The Authors@Google program brings authors to Google (at the Mountain View headquarters and in New York, Santa Monica, and Ann Arbor) for talks around recently published books.
It sounds like a very nice college-campus-like atmosphere. The talks are generally informal. The closest thing to a hot seat I've heard was when one speaker mentioned that besides all the other goodies, Google also provides employees with heated toilet seats.
There are all kinds of books covered - literature, political analysis, science fiction, memoirs, economics, education, satire. It's a very good free media source for teachers and students and I'm not sure it's widely used in classrooms.
As with so many web sites, you stumble across things you would never have sought. I found Tim Keller there (not our S35 Tim Kellers who is, of course, also very learned) talking about his book, The Reason for God.

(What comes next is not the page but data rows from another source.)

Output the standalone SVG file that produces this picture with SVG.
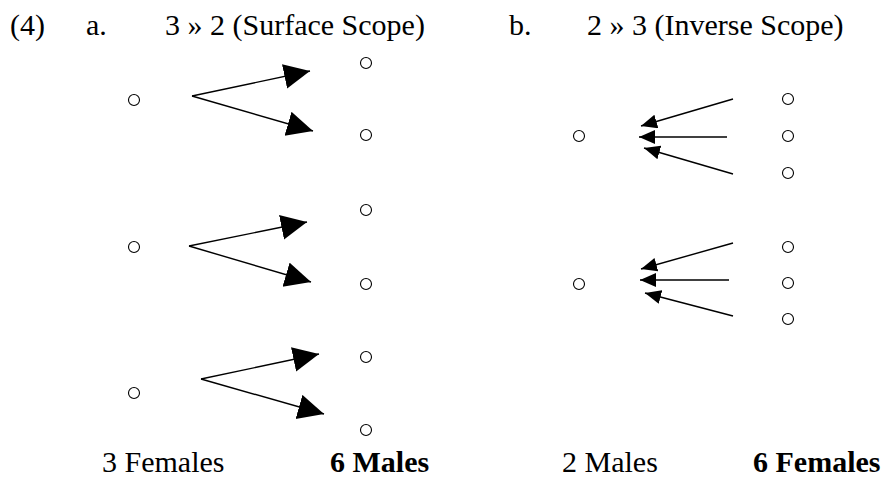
<svg xmlns="http://www.w3.org/2000/svg" width="885" height="479" viewBox="0 0 885 479">
<style>
.t { font-family: 'Liberation Serif', 'Times New Roman', 'DejaVu Serif', serif; font-size: 30px; fill: #000; }
.b { font-weight: bold; }
.node { fill: none; stroke: #000; stroke-width: 1.1; }
.edge { stroke: #000; stroke-width: 1.4; fill: none; }
.big { marker-end: url(#bigHead); }
.small { marker-end: url(#smallHead); }
</style>
<defs>
<marker id="bigHead" markerUnits="userSpaceOnUse" markerWidth="27" markerHeight="26" refX="26" refY="12.5" orient="auto" viewBox="0 0 27 26">
<path d="M0,0 L26,12.5 L0,25 z" fill="#000"/>
</marker>
<marker id="smallHead" markerUnits="userSpaceOnUse" markerWidth="17" markerHeight="15" refX="16" refY="7" orient="auto" viewBox="0 0 17 15">
<path d="M0,0 L16,7 L0,14 z" fill="#000"/>
</marker>
</defs>

<g id="titles" font-family="Liberation Serif, Times New Roman, serif">
<text class="t" x="10" y="35">(4)</text>
<text class="t" x="86" y="35">a.</text>
<text class="t" x="165" y="35">3 » 2 (Surface Scope)</text>
<text class="t" x="509" y="35">b.</text>
<text class="t" x="587" y="35">2 » 3 (Inverse Scope)</text>
</g>

<g id="a-f1"><circle class="node" cx="134" cy="100" r="5.5"/></g>
<g id="a-f2"><circle class="node" cx="134" cy="247" r="5.5"/></g>
<g id="a-f3"><circle class="node" cx="134" cy="393" r="5.5"/></g>
<g id="a-m1"><circle class="node" cx="366" cy="63" r="5.5"/></g>
<g id="a-m2"><circle class="node" cx="366" cy="135" r="5.5"/></g>
<g id="a-m3"><circle class="node" cx="366" cy="210" r="5.5"/></g>
<g id="a-m4"><circle class="node" cx="366" cy="284" r="5.5"/></g>
<g id="a-m5"><circle class="node" cx="366" cy="357" r="5.5"/></g>
<g id="a-m6"><circle class="node" cx="366" cy="430" r="5.5"/></g>

<g id="b-m1"><circle class="node" cx="579" cy="136" r="5.5"/></g>
<g id="b-m2"><circle class="node" cx="579" cy="284" r="5.5"/></g>
<g id="b-f1"><circle class="node" cx="788" cy="99" r="5.5"/></g>
<g id="b-f2"><circle class="node" cx="788" cy="136" r="5.5"/></g>
<g id="b-f3"><circle class="node" cx="788" cy="173" r="5.5"/></g>
<g id="b-f4"><circle class="node" cx="788" cy="247" r="5.5"/></g>
<g id="b-f5"><circle class="node" cx="788" cy="283" r="5.5"/></g>
<g id="b-f6"><circle class="node" cx="788" cy="319" r="5.5"/></g>

<g id="connectors">
<line class="edge big" x1="192" y1="96" x2="310" y2="71"/>
<line class="edge big" x1="192" y1="96" x2="313" y2="131"/>
<line class="edge big" x1="189" y1="246" x2="307" y2="222"/>
<line class="edge big" x1="189" y1="246" x2="311" y2="282"/>
<line class="edge big" x1="201" y1="379" x2="319" y2="354"/>
<line class="edge big" x1="201" y1="379" x2="324" y2="414"/>

<line class="edge small" x1="733" y1="99" x2="641" y2="126"/>
<line class="edge small" x1="727" y1="137" x2="639" y2="137"/>
<line class="edge small" x1="733" y1="174" x2="644" y2="148"/>
<line class="edge small" x1="733" y1="243" x2="641" y2="269"/>
<line class="edge small" x1="729" y1="280" x2="640" y2="280"/>
<line class="edge small" x1="733" y1="316" x2="645" y2="293"/>
</g>

<g id="labels" font-family="Liberation Serif, Times New Roman, serif">
<text class="t" x="102" y="472">3 Females</text>
<text class="t b" x="330" y="472">6 Males</text>
<text class="t" x="562" y="472">2 Males</text>
<text class="t b" x="753" y="472">6 Females</text>
</g>
</svg>
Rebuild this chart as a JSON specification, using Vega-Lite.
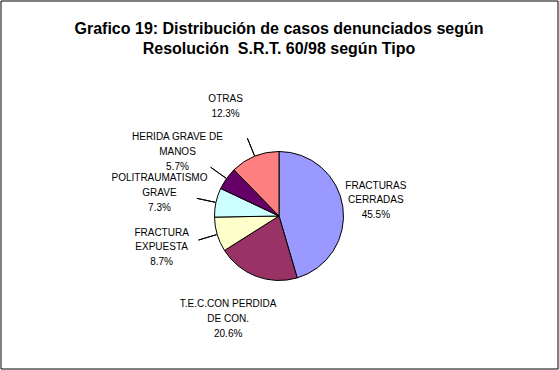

I searched the Google Talks site for one of my favorite authors, John Updike. He hasn't been to Google it seems, but while you're in the Google/YouTube search you are tapping a lot of other videos. I did turn up a number of Updike videos.
One of those was an interview done by author Don Murray where they discuss at length one of my favorite Updike short stories called "A&P." This 1995 film was made by publisher Harcourt Brace and is the type of thing I would have once shown my secondary school students. The film feels old-fashioned being from the days of VHS and 16mm films. (How I had honed my skills back then at threading a 16mm projector and maintaining the loop through shredded sprocket holes...) I mentioned this to one of the English professors here at PCCC and he said he teaches that story and definitely wanted the link. (If you watch the interview, keep an eye out in the short dramatization of the story for Sean Hayes as the protagonist, Sammy, who you may know as Jack from TV's Will & Grace.) You could put together a very good author media pack from these online sources. Updike has appeared, for example, on the Charlie Rose program several times. I watched one segment of Updike talking about his novel Terrorist (jump to 23:00 for Updike's part).
I wish I could search on just fiction or browse a category of the Google talks. You can access all the Google Talks (authors and others) and you're bound to find something that piques your interest.